What drives the main plot this time around is an unlikely quest to rescue the half-Chinese half-sister of Captain Daniel O’Reilly, captain of Nick and Carter’s yacht. There are a couple of sub-plots, including a murder that is the source of this volume’s title.

More importantly, however, are some truths that Nick and Carter face together; truths about childhood, and how each of us is formed by what happens to us when we’re young and stupid and, often, helpless. In learning some unexpected history about his step-mother’s former maid, Geneva, and Carter’s mother, Nick has an epiphany about where he might have turned out differently himself. Former cop Mike Robertson has become such a fixture as the head of Consolidated Security, that we forget he was Nick’s first love, and took him in when Nick’s father threw him out at nineteen. Nick’s own father started out this series as such a supremely nasty guy, it’s hard to fully grasp the man he has become. Butterfield takes such pleasure in exploring these evolving relationships, and it’s a pleasure to read.

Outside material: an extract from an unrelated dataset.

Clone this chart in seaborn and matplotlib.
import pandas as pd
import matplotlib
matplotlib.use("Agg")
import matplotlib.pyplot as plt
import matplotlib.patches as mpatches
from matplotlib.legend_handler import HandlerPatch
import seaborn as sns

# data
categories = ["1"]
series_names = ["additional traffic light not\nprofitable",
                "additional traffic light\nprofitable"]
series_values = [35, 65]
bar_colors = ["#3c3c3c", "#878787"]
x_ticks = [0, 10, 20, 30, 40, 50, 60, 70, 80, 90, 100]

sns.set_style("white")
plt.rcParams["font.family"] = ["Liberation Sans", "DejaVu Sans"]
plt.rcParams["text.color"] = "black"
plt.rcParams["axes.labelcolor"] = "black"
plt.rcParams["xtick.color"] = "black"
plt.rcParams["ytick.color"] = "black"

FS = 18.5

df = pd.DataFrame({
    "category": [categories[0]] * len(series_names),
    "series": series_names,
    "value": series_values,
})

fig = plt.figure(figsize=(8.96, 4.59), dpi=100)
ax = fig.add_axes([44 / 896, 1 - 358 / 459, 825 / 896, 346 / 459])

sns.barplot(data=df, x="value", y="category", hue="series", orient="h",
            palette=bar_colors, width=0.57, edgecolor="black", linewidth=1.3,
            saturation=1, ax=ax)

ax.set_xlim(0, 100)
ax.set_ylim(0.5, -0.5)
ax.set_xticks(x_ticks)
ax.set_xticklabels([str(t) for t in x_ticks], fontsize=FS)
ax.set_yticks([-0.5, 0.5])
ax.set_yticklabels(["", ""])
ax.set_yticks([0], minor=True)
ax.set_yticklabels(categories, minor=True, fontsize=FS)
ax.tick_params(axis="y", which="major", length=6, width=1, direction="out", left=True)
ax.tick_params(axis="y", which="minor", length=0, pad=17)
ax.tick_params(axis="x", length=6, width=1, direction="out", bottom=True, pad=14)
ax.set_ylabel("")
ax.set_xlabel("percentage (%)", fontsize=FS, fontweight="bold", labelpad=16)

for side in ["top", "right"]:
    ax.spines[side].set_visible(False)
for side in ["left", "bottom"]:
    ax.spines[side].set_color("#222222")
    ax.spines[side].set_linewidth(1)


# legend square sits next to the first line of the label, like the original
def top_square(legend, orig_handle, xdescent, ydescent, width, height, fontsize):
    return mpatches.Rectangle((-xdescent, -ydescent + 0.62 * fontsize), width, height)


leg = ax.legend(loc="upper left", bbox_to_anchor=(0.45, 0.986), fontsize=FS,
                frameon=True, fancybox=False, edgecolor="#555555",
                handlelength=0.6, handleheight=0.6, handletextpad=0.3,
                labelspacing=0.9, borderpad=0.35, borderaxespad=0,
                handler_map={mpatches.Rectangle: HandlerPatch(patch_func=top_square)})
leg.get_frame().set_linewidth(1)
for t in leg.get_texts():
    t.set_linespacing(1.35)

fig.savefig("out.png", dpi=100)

As always, it is the interactions of the characters and not the plot itself that is the heart of the book. Fueled by the action, the true point of the narrative, even as our boys buy yet another airplane (with a great provenance!) and fly across the world to Hong Kong is this:

“We’re all family, whether we’re related or not.”

It’s a very simple premise, but no less powerful for all that. As one character reminds Nick and the reader: “Don’t forget Nick. Every moment is wonderful.”

Even in the bad old days, life was wonderful if you had friends. That’s the crux of this series, and it is proving a strong lynchpin to even the most unlikely adventure.